Bradbury came to me through a friend during those times when I still had black tea and the invocation of a book along with the music of Vangelis, which were enough to undertake a long journey.
My friend, who has the noble habit of giving away what hurts him most, handed me a book that looked more like a school test – ugly and not very easy to hold. Sparingly, its cover enunciated the title: Three by Bradbury.
If you could get past the text of that jacket, if you overlooked the faded color of the pages, only then could you obtain the reward of submerging yourself in his vibrant works: The Martian Chronicles, The Illustrated Man and the nightmare that is undoubtedly Fahrenheit 451.
But because of that temporal parallelism with Vangelis, the images of Bradbury and the atmosphere of that Greek musician combined forever.
It was such that in those Martian cities, deconsecrated by brutal terrestrial predators, I can still hear the melody of “12 o’clock,” in which that female voice emerges with a song of hope for the world’s first sunrise after the holocaust caused by humankind.
To our regret, Bradbury — like all prophets — was absolutely right in describing the unlimited greed of people and the frightening aspects of technological progress, or by posing children against their parents, in an emancipation without responsibility or mercy (The Meadow).
He showed us the desperation of a man who wants to destroy all televisions in the world (The Murderer).
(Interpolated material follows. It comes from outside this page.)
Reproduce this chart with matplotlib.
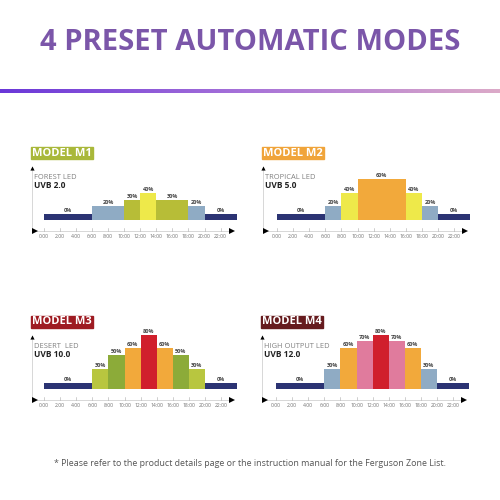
import numpy as np
import matplotlib
matplotlib.use("Agg")
import matplotlib.pyplot as plt
from matplotlib.colors import LinearSegmentedColormap
from matplotlib.patches import Rectangle

# -----------------------------------------------------------------------------
# Data
# -----------------------------------------------------------------------------
hour_ticks = [0, 2, 4, 6, 8, 10, 12, 14, 16, 18, 20, 22]
hour_labels = [f"{h}:00" for h in hour_ticks]

models = ["MODEL M1", "MODEL M2", "MODEL M3", "MODEL M4"]
led_types = ["FOREST LED", "TROPICAL LED", "DESERT  LED", "HIGH OUTPUT LED"]
uvb_labels = ["UVB 2.0", "UVB 5.0", "UVB 10.0", "UVB 12.0"]

m1_edges = [0, 6, 10, 12, 14, 18, 20, 24]
m1_values = [0, 20, 30, 40, 30, 20, 0]

m2_edges = [0, 6, 8, 10, 16, 18, 20, 24]
m2_values = [0, 20, 40, 60, 40, 20, 0]

m3_edges = [0, 6, 8, 10, 12, 14, 16, 18, 20, 24]
m3_values = [0, 30, 50, 60, 80, 60, 50, 30, 0]

m4_edges = [0, 6, 8, 10, 12, 14, 16, 18, 20, 24]
m4_values = [0, 30, 60, 70, 80, 70, 60, 30, 0]

# -----------------------------------------------------------------------------
# Colours
# -----------------------------------------------------------------------------
NAVY = "#2b3373"
BLUE = "#8fabc4"
OLIVE = "#b7bd37"
YELLOW = "#eee94a"
ORANGE = "#f2a93b"
RED = "#d01f2c"
PINK = "#e07b9d"
GREEN = "#8cab39"
LIME = "#b8c63f"

m1_colors = [NAVY, BLUE, OLIVE, YELLOW, OLIVE, BLUE, NAVY]
m2_colors = [NAVY, BLUE, YELLOW, ORANGE, YELLOW, BLUE, NAVY]
m3_colors = [NAVY, LIME, GREEN, ORANGE, RED, ORANGE, GREEN, LIME, NAVY]
m4_colors = [NAVY, BLUE, ORANGE, PINK, RED, PINK, ORANGE, BLUE, NAVY]
header_colors = ["#a9b83a", "#f0a43a", "#9e1b22", "#661b1e"]

# panel layout in pixels: (y-axis x, 0:00 x, x-axis y)
panels = [(31, 43.5, 231), (262, 277, 231), (31, 44, 400), (261, 276, 400)]
PX_PER_H = 8.05
PX_PER_PCT = 0.68
MIN_H = 9  # 0% segments are still drawn as a thin band

W = H = 500
fig = plt.figure(figsize=(5, 5), dpi=100)
fig.patch.set_facecolor("white")


def fx(x):
    return x / W


def fy(y):
    return 1 - y / H


# title
fig.text(0.5, fy(43), "4 PRESET AUTOMATIC MODES", ha="center", va="center",
         fontsize=21, fontweight="bold", family="Open Sans", color="#7b56a9")

# gradient rule under the title
gax = fig.add_axes([0, fy(93), 1, 3.5 / H])
grad = LinearSegmentedColormap.from_list("g", ["#6a37d8", "#a873d8", "#dcaac8"])
gax.imshow(np.linspace(0, 1, 256)[None, :], aspect="auto", cmap=grad)
gax.axis("off")

all_edges = [m1_edges, m2_edges, m3_edges, m4_edges]
all_values = [m1_values, m2_values, m3_values, m4_values]
all_colors = [m1_colors, m2_colors, m3_colors, m4_colors]

for i in range(4):
    yx, x0, axy = panels[i]
    edges = np.array(all_edges[i])
    vals = np.array(all_values[i])

    # axes: x in hours, y in percent; axis line sits at y=-16
    xl, xr = (yx - x0) / PX_PER_H, 24.3
    yb, yt = -17, 80
    left_px = x0 + xl * PX_PER_H
    width_px = (xr - xl) * PX_PER_H
    bottom_px = axy - 11 - yb * PX_PER_PCT
    height_px = (yt - yb) * PX_PER_PCT
    ax = fig.add_axes([fx(left_px), fy(bottom_px), width_px / W, height_px / H])
    ax.set_xlim(xl, xr)
    ax.set_ylim(yb, yt)
    ax.axis("off")

    heights = np.maximum(vals, MIN_H)
    ax.bar(edges[:-1], heights, width=np.diff(edges), align="edge",
           color=all_colors[i], edgecolor="none")
    for left, w, v, h in zip(edges[:-1], np.diff(edges), vals, heights):
        ax.text(left + w / 2, h + 1.5, f"{v}%", ha="center", va="bottom",
                fontsize=4, fontweight="bold", color="#444444", family="Open Sans")

    # axis lines with arrow heads
    ax.plot([xl + 0.1, 23.0], [-16, -16], color="#c8c8c8", lw=0.5, clip_on=False)
    ax.plot([xl + 0.1, xl + 0.1], [-16, 74], color="#c8c8c8", lw=0.5, clip_on=False)
    ax.plot([xl + 0.45], [-16], marker=">", color="black", ms=4.5, mew=0, clip_on=False)
    ax.plot([23.4], [-16], marker=">", color="black", ms=4.5, mew=0, clip_on=False)
    ax.plot([xl + 0.1], [76], marker="^", color="black", ms=3, mew=0, clip_on=False)
    for h in hour_ticks:
        ax.plot([h, h], [-15.5, -12], color="#aaaaaa", lw=0.4, clip_on=False)
    for h, lab in zip(hour_ticks, hour_labels):
        ax.text(h, -21, lab, ha="center", va="top", fontsize=3.6, color="#707070",
                family="Open Sans", clip_on=False)

    # led type and uvb label
    ax.text(xl + 0.35, 62, led_types[i], ha="left", va="center", fontsize=5.4,
            color="#808080", family="Open Sans")
    ax.text(xl + 0.35, 51, uvb_labels[i], ha="left", va="center", fontsize=6,
            color="#222222", family="Open Sans", fontweight="bold")

    # header box
    bx = yx
    by = axy - 84
    fig.patches.append(Rectangle((fx(bx), fy(by + 12)), 62 / W, 12 / H,
                                 transform=fig.transFigure, color=header_colors[i]))
    fig.text(fx(bx + 31), fy(by + 6), models[i], ha="center", va="center",
             fontsize=8, fontweight="bold", color="white", family="Open Sans")

# footnote
fig.text(0.5, fy(463), "* Please refer to the product details page or the instruction "
         "manual for the Ferguson Zone List.", ha="center", va="center",
         fontsize=6.4, color="#555555", family="Open Sans")

fig.savefig("out.png", dpi=100, facecolor="white")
He moved us with the love of two corpses that, hands clasped, are revived by the flow of water from wastepipes (The Sewer), sliding into the freedom of the sea beneath the streets of a city built only for loneliness.
However there is also hope in Bradbury, where he makes trees planted from terrestrial seeds grow in the Martian soil, myriads of trees that spread all over Mars (The Green Morning), making it possible for there to be air, breathable air.
What can also be inhaled, through his innocent plant, is a remnant of human innocence. This is because he knew that only in people was there also another dilemma: that of regeneration.
I think Bradbury’s greatest legacy is the look of a twelve-year-old child (the child he was, the one in Dandelion Wine), a look with which everything is resized: the figure of his father teaching him to listen to the silence of the forest, his own fingers fluttering like “tatters of a strange flag,” the feeling of alarm because “Yes, something’s going to happen – I know it!,” and finally, the incredible discovery: “I’m really alive ! I never knew it, and if I knew it I didn’t remember it!”
He taught us to discover that “the world looks at us, like a giant iris of an even bigger world,” and he gave us a worry that was shared in the whispering voice to his brother: “Tom… does everyone, in the world… know they are alive?”
I have the obsessive idea that Bradbury is surrounded by those expeditionary souls who fell from the damaged rocket. They formed in the sky and left a fascinating kaleidoscope. And like the character Hollis, he dreamed of sending off the last beam of light before disappearing.
However I’m comforted in knowing that his soul (I know) was not only a spark that a child here on earth might confuse for a shooting star.